> [COLLECTED DATA]:
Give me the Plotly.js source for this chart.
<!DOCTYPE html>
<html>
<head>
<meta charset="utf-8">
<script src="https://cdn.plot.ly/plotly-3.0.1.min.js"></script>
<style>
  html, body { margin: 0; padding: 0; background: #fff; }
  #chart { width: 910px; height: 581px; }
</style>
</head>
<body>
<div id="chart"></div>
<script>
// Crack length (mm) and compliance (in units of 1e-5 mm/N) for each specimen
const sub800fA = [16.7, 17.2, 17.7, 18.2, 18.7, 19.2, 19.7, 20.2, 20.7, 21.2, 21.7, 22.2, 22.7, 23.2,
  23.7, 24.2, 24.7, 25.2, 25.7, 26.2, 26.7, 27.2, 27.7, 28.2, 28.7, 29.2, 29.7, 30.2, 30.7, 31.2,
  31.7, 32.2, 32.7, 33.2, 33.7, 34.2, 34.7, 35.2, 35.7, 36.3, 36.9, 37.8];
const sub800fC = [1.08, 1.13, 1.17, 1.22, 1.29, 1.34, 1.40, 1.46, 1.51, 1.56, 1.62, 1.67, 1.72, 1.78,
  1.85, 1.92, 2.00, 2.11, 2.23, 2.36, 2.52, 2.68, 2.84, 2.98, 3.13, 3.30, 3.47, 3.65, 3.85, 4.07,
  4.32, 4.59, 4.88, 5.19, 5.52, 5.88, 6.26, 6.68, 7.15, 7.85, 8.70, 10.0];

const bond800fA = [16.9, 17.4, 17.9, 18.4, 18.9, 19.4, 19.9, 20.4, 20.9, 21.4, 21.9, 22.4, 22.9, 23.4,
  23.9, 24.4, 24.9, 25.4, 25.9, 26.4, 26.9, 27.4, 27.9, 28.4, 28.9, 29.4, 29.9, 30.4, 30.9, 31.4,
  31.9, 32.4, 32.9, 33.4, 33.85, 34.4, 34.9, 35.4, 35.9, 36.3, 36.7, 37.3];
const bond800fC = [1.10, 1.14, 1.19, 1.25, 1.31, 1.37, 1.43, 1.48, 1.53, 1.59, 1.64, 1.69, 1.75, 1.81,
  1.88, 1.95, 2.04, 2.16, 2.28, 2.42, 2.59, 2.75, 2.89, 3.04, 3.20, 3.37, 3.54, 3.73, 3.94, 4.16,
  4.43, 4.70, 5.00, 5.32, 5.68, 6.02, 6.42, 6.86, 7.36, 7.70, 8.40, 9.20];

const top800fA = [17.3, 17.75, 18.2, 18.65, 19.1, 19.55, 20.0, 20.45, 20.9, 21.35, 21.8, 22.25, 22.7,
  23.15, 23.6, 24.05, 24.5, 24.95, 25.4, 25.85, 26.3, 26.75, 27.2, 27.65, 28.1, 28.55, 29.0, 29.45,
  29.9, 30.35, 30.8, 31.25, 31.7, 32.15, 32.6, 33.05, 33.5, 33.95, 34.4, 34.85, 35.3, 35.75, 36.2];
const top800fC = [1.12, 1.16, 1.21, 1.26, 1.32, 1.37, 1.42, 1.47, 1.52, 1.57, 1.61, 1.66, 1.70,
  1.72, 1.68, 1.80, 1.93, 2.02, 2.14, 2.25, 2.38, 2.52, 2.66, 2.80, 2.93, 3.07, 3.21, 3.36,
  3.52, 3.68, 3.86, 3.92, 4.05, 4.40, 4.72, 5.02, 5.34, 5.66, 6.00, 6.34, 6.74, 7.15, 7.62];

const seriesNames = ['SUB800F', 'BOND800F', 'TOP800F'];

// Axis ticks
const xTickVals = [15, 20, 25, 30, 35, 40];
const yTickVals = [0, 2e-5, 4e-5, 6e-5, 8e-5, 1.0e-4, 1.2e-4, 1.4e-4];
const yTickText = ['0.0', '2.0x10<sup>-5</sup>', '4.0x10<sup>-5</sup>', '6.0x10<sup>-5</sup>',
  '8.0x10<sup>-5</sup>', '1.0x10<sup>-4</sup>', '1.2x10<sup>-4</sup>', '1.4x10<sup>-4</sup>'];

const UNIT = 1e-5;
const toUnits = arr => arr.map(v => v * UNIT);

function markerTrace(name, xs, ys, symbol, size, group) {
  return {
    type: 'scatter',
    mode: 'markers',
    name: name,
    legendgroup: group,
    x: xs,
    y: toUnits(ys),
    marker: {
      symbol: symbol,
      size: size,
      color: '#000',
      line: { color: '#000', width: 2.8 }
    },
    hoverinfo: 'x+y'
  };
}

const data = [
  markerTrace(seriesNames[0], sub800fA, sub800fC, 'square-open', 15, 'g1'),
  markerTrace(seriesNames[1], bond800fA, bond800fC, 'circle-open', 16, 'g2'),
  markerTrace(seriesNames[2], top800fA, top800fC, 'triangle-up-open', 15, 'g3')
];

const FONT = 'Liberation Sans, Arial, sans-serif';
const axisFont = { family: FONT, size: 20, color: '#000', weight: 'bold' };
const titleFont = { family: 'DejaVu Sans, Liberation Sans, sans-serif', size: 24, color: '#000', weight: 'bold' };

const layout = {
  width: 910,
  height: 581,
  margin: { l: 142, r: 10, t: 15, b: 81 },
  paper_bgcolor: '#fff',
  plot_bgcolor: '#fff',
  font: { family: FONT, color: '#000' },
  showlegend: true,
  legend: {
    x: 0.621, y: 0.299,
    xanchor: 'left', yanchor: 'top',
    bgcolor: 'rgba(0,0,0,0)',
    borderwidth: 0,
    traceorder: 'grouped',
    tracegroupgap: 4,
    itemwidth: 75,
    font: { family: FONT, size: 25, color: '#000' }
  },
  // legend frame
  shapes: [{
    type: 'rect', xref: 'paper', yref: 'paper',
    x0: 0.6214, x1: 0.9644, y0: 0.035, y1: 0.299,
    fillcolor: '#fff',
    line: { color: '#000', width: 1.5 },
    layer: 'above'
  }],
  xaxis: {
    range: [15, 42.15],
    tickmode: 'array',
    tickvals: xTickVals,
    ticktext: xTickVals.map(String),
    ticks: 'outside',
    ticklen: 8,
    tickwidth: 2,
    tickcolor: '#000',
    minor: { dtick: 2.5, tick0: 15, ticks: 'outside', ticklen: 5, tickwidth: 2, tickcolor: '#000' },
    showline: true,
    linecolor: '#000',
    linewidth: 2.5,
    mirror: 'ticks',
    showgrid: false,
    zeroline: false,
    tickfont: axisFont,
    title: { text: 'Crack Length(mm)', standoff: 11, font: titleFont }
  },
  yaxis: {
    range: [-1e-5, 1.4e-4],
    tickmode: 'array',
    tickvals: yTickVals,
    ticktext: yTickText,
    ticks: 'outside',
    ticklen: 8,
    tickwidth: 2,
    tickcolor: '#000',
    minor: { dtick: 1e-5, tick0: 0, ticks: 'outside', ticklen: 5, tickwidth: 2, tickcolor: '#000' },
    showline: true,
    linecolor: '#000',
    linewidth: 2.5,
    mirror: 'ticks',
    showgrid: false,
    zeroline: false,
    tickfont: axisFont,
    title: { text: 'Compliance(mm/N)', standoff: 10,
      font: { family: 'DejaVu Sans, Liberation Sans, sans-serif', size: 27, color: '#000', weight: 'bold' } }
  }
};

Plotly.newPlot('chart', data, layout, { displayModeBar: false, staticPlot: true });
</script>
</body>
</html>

> [SHORT EXERCISE]:
Copy the data above exactly. Every line must be included.

> [THE RESPONSE]:
Give me the Plotly.js source for this chart.
<!DOCTYPE html>
<html>
<head>
<meta charset="utf-8">
<script src="https://cdn.plot.ly/plotly-3.0.1.min.js"></script>
<style>
  html, body { margin: 0; padding: 0; background: #fff; }
  #chart { width: 910px; height: 581px; }
</style>
</head>
<body>
<div id="chart"></div>
<script>
// Crack length (mm) and compliance (in units of 1e-5 mm/N) for each specimen
const sub800fA = [16.7, 17.2, 17.7, 18.2, 18.7, 19.2, 19.7, 20.2, 20.7, 21.2, 21.7, 22.2, 22.7, 23.2,
  23.7, 24.2, 24.7, 25.2, 25.7, 26.2, 26.7, 27.2, 27.7, 28.2, 28.7, 29.2, 29.7, 30.2, 30.7, 31.2,
  31.7, 32.2, 32.7, 33.2, 33.7, 34.2, 34.7, 35.2, 35.7, 36.3, 36.9, 37.8];
const sub800fC = [1.08, 1.13, 1.17, 1.22, 1.29, 1.34, 1.40, 1.46, 1.51, 1.56, 1.62, 1.67, 1.72, 1.78,
  1.85, 1.92, 2.00, 2.11, 2.23, 2.36, 2.52, 2.68, 2.84, 2.98, 3.13, 3.30, 3.47, 3.65, 3.85, 4.07,
  4.32, 4.59, 4.88, 5.19, 5.52, 5.88, 6.26, 6.68, 7.15, 7.85, 8.70, 10.0];

const bond800fA = [16.9, 17.4, 17.9, 18.4, 18.9, 19.4, 19.9, 20.4, 20.9, 21.4, 21.9, 22.4, 22.9, 23.4,
  23.9, 24.4, 24.9, 25.4, 25.9, 26.4, 26.9, 27.4, 27.9, 28.4, 28.9, 29.4, 29.9, 30.4, 30.9, 31.4,
  31.9, 32.4, 32.9, 33.4, 33.85, 34.4, 34.9, 35.4, 35.9, 36.3, 36.7, 37.3];
const bond800fC = [1.10, 1.14, 1.19, 1.25, 1.31, 1.37, 1.43, 1.48, 1.53, 1.59, 1.64, 1.69, 1.75, 1.81,
  1.88, 1.95, 2.04, 2.16, 2.28, 2.42, 2.59, 2.75, 2.89, 3.04, 3.20, 3.37, 3.54, 3.73, 3.94, 4.16,
  4.43, 4.70, 5.00, 5.32, 5.68, 6.02, 6.42, 6.86, 7.36, 7.70, 8.40, 9.20];

const top800fA = [17.3, 17.75, 18.2, 18.65, 19.1, 19.55, 20.0, 20.45, 20.9, 21.35, 21.8, 22.25, 22.7,
  23.15, 23.6, 24.05, 24.5, 24.95, 25.4, 25.85, 26.3, 26.75, 27.2, 27.65, 28.1, 28.55, 29.0, 29.45,
  29.9, 30.35, 30.8, 31.25, 31.7, 32.15, 32.6, 33.05, 33.5, 33.95, 34.4, 34.85, 35.3, 35.75, 36.2];
const top800fC = [1.12, 1.16, 1.21, 1.26, 1.32, 1.37, 1.42, 1.47, 1.52, 1.57, 1.61, 1.66, 1.70,
  1.72, 1.68, 1.80, 1.93, 2.02, 2.14, 2.25, 2.38, 2.52, 2.66, 2.80, 2.93, 3.07, 3.21, 3.36,
  3.52, 3.68, 3.86, 3.92, 4.05, 4.40, 4.72, 5.02, 5.34, 5.66, 6.00, 6.34, 6.74, 7.15, 7.62];

const seriesNames = ['SUB800F', 'BOND800F', 'TOP800F'];

// Axis ticks
const xTickVals = [15, 20, 25, 30, 35, 40];
const yTickVals = [0, 2e-5, 4e-5, 6e-5, 8e-5, 1.0e-4, 1.2e-4, 1.4e-4];
const yTickText = ['0.0', '2.0x10<sup>-5</sup>', '4.0x10<sup>-5</sup>', '6.0x10<sup>-5</sup>',
  '8.0x10<sup>-5</sup>', '1.0x10<sup>-4</sup>', '1.2x10<sup>-4</sup>', '1.4x10<sup>-4</sup>'];

const UNIT = 1e-5;
const toUnits = arr => arr.map(v => v * UNIT);

function markerTrace(name, xs, ys, symbol, size, group) {
  return {
    type: 'scatter',
    mode: 'markers',
    name: name,
    legendgroup: group,
    x: xs,
    y: toUnits(ys),
    marker: {
      symbol: symbol,
      size: size,
      color: '#000',
      line: { color: '#000', width: 2.8 }
    },
    hoverinfo: 'x+y'
  };
}

const data = [
  markerTrace(seriesNames[0], sub800fA, sub800fC, 'square-open', 15, 'g1'),
  markerTrace(seriesNames[1], bond800fA, bond800fC, 'circle-open', 16, 'g2'),
  markerTrace(seriesNames[2], top800fA, top800fC, 'triangle-up-open', 15, 'g3')
];

const FONT = 'Liberation Sans, Arial, sans-serif';
const axisFont = { family: FONT, size: 20, color: '#000', weight: 'bold' };
const titleFont = { family: 'DejaVu Sans, Liberation Sans, sans-serif', size: 24, color: '#000', weight: 'bold' };

const layout = {
  width: 910,
  height: 581,
  margin: { l: 142, r: 10, t: 15, b: 81 },
  paper_bgcolor: '#fff',
  plot_bgcolor: '#fff',
  font: { family: FONT, color: '#000' },
  showlegend: true,
  legend: {
    x: 0.621, y: 0.299,
    xanchor: 'left', yanchor: 'top',
    bgcolor: 'rgba(0,0,0,0)',
    borderwidth: 0,
    traceorder: 'grouped',
    tracegroupgap: 4,
    itemwidth: 75,
    font: { family: FONT, size: 25, color: '#000' }
  },
  // legend frame
  shapes: [{
    type: 'rect', xref: 'paper', yref: 'paper',
    x0: 0.6214, x1: 0.9644, y0: 0.035, y1: 0.299,
    fillcolor: '#fff',
    line: { color: '#000', width: 1.5 },
    layer: 'above'
  }],
  xaxis: {
    range: [15, 42.15],
    tickmode: 'array',
    tickvals: xTickVals,
    ticktext: xTickVals.map(String),
    ticks: 'outside',
    ticklen: 8,
    tickwidth: 2,
    tickcolor: '#000',
    minor: { dtick: 2.5, tick0: 15, ticks: 'outside', ticklen: 5, tickwidth: 2, tickcolor: '#000' },
    showline: true,
    linecolor: '#000',
    linewidth: 2.5,
    mirror: 'ticks',
    showgrid: false,
    zeroline: false,
    tickfont: axisFont,
    title: { text: 'Crack Length(mm)', standoff: 11, font: titleFont }
  },
  yaxis: {
    range: [-1e-5, 1.4e-4],
    tickmode: 'array',
    tickvals: yTickVals,
    ticktext: yTickText,
    ticks: 'outside',
    ticklen: 8,
    tickwidth: 2,
    tickcolor: '#000',
    minor: { dtick: 1e-5, tick0: 0, ticks: 'outside', ticklen: 5, tickwidth: 2, tickcolor: '#000' },
    showline: true,
    linecolor: '#000',
    linewidth: 2.5,
    mirror: 'ticks',
    showgrid: false,
    zeroline: false,
    tickfont: axisFont,
    title: { text: 'Compliance(mm/N)', standoff: 10,
      font: { family: 'DejaVu Sans, Liberation Sans, sans-serif', size: 27, color: '#000', weight: 'bold' } }
  }
};

Plotly.newPlot('chart', data, layout, { displayModeBar: false, staticPlot: true });
</script>
</body>
</html>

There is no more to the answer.